Start of DATA

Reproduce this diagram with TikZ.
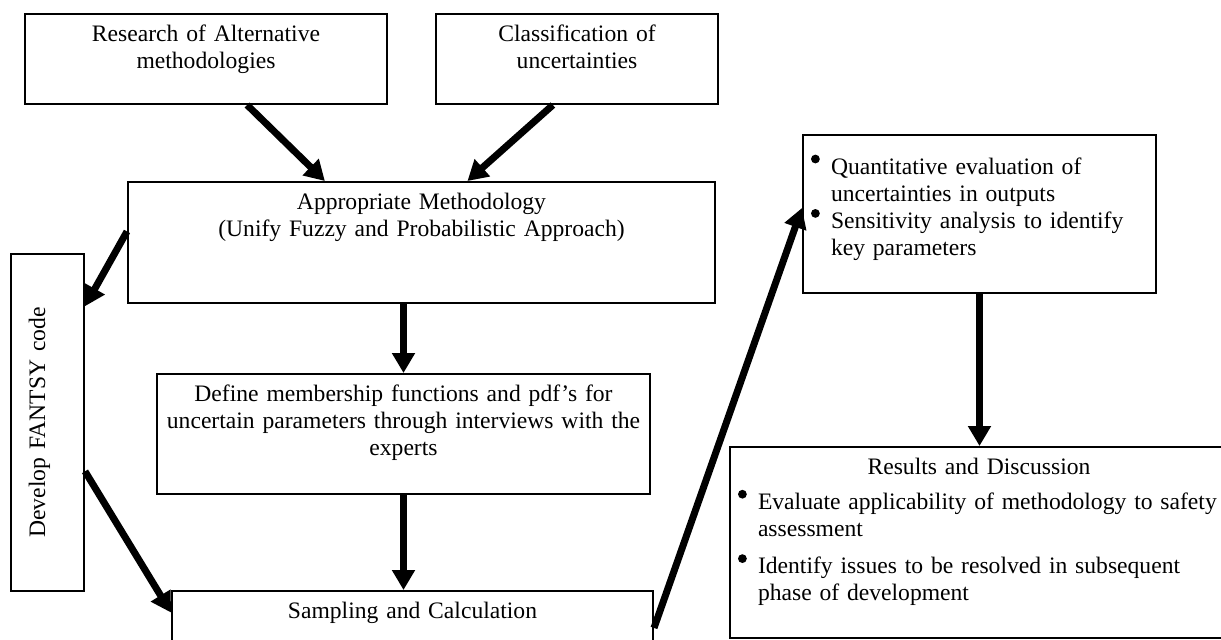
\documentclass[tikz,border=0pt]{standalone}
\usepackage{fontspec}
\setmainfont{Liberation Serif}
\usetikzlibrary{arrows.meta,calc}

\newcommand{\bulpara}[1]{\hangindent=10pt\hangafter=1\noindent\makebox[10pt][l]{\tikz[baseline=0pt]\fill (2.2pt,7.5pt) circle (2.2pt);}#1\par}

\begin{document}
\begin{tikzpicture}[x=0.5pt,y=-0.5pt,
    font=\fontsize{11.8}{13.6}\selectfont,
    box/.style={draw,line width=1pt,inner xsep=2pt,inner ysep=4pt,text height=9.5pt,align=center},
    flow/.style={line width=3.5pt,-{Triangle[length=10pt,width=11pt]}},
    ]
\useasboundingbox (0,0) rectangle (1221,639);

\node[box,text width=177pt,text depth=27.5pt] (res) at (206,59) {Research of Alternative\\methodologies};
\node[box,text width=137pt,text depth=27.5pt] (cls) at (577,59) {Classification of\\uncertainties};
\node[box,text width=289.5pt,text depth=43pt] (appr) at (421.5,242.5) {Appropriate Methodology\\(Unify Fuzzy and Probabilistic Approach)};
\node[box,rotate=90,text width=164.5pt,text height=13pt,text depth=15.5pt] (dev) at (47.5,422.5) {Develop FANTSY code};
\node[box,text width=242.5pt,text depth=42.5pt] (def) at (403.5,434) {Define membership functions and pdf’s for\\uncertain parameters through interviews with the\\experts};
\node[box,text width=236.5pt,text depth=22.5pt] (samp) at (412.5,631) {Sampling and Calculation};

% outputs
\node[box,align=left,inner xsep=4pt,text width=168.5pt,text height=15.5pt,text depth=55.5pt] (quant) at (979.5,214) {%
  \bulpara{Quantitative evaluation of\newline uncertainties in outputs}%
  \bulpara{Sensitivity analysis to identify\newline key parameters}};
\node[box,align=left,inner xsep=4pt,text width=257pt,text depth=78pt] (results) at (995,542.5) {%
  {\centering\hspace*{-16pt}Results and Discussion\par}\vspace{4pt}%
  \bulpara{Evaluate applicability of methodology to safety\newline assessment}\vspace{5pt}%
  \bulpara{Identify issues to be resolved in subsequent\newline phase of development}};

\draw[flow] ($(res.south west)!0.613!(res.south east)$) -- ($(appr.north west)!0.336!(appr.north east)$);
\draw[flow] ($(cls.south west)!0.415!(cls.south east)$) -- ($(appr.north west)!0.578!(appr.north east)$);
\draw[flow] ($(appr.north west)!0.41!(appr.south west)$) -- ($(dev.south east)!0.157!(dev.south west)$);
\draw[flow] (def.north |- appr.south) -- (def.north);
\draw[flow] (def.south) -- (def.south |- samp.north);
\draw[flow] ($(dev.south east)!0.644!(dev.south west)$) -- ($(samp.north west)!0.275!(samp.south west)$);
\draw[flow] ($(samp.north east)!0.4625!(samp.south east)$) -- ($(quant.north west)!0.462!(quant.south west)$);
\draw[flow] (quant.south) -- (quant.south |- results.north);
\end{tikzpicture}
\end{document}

End of DATA

• TASK INSTRUCTIONS: Copy the data exactly. Any picture it contains is to be omitted.

• WRITTEN RESPONSE:
Reproduce this diagram with TikZ.
\documentclass[tikz,border=0pt]{standalone}
\usepackage{fontspec}
\setmainfont{Liberation Serif}
\usetikzlibrary{arrows.meta,calc}

\newcommand{\bulpara}[1]{\hangindent=10pt\hangafter=1\noindent\makebox[10pt][l]{\tikz[baseline=0pt]\fill (2.2pt,7.5pt) circle (2.2pt);}#1\par}

\begin{document}
\begin{tikzpicture}[x=0.5pt,y=-0.5pt,
    font=\fontsize{11.8}{13.6}\selectfont,
    box/.style={draw,line width=1pt,inner xsep=2pt,inner ysep=4pt,text height=9.5pt,align=center},
    flow/.style={line width=3.5pt,-{Triangle[length=10pt,width=11pt]}},
    ]
\useasboundingbox (0,0) rectangle (1221,639);

\node[box,text width=177pt,text depth=27.5pt] (res) at (206,59) {Research of Alternative\\methodologies};
\node[box,text width=137pt,text depth=27.5pt] (cls) at (577,59) {Classification of\\uncertainties};
\node[box,text width=289.5pt,text depth=43pt] (appr) at (421.5,242.5) {Appropriate Methodology\\(Unify Fuzzy and Probabilistic Approach)};
\node[box,rotate=90,text width=164.5pt,text height=13pt,text depth=15.5pt] (dev) at (47.5,422.5) {Develop FANTSY code};
\node[box,text width=242.5pt,text depth=42.5pt] (def) at (403.5,434) {Define membership functions and pdf’s for\\uncertain parameters through interviews with the\\experts};
\node[box,text width=236.5pt,text depth=22.5pt] (samp) at (412.5,631) {Sampling and Calculation};

% outputs
\node[box,align=left,inner xsep=4pt,text width=168.5pt,text height=15.5pt,text depth=55.5pt] (quant) at (979.5,214) {%
  \bulpara{Quantitative evaluation of\newline uncertainties in outputs}%
  \bulpara{Sensitivity analysis to identify\newline key parameters}};
\node[box,align=left,inner xsep=4pt,text width=257pt,text depth=78pt] (results) at (995,542.5) {%
  {\centering\hspace*{-16pt}Results and Discussion\par}\vspace{4pt}%
  \bulpara{Evaluate applicability of methodology to safety\newline assessment}\vspace{5pt}%
  \bulpara{Identify issues to be resolved in subsequent\newline phase of development}};

\draw[flow] ($(res.south west)!0.613!(res.south east)$) -- ($(appr.north west)!0.336!(appr.north east)$);
\draw[flow] ($(cls.south west)!0.415!(cls.south east)$) -- ($(appr.north west)!0.578!(appr.north east)$);
\draw[flow] ($(appr.north west)!0.41!(appr.south west)$) -- ($(dev.south east)!0.157!(dev.south west)$);
\draw[flow] (def.north |- appr.south) -- (def.north);
\draw[flow] (def.south) -- (def.south |- samp.north);
\draw[flow] ($(dev.south east)!0.644!(dev.south west)$) -- ($(samp.north west)!0.275!(samp.south west)$);
\draw[flow] ($(samp.north east)!0.4625!(samp.south east)$) -- ($(quant.north west)!0.462!(quant.south west)$);
\draw[flow] (quant.south) -- (quant.south |- results.north);
\end{tikzpicture}
\end{document}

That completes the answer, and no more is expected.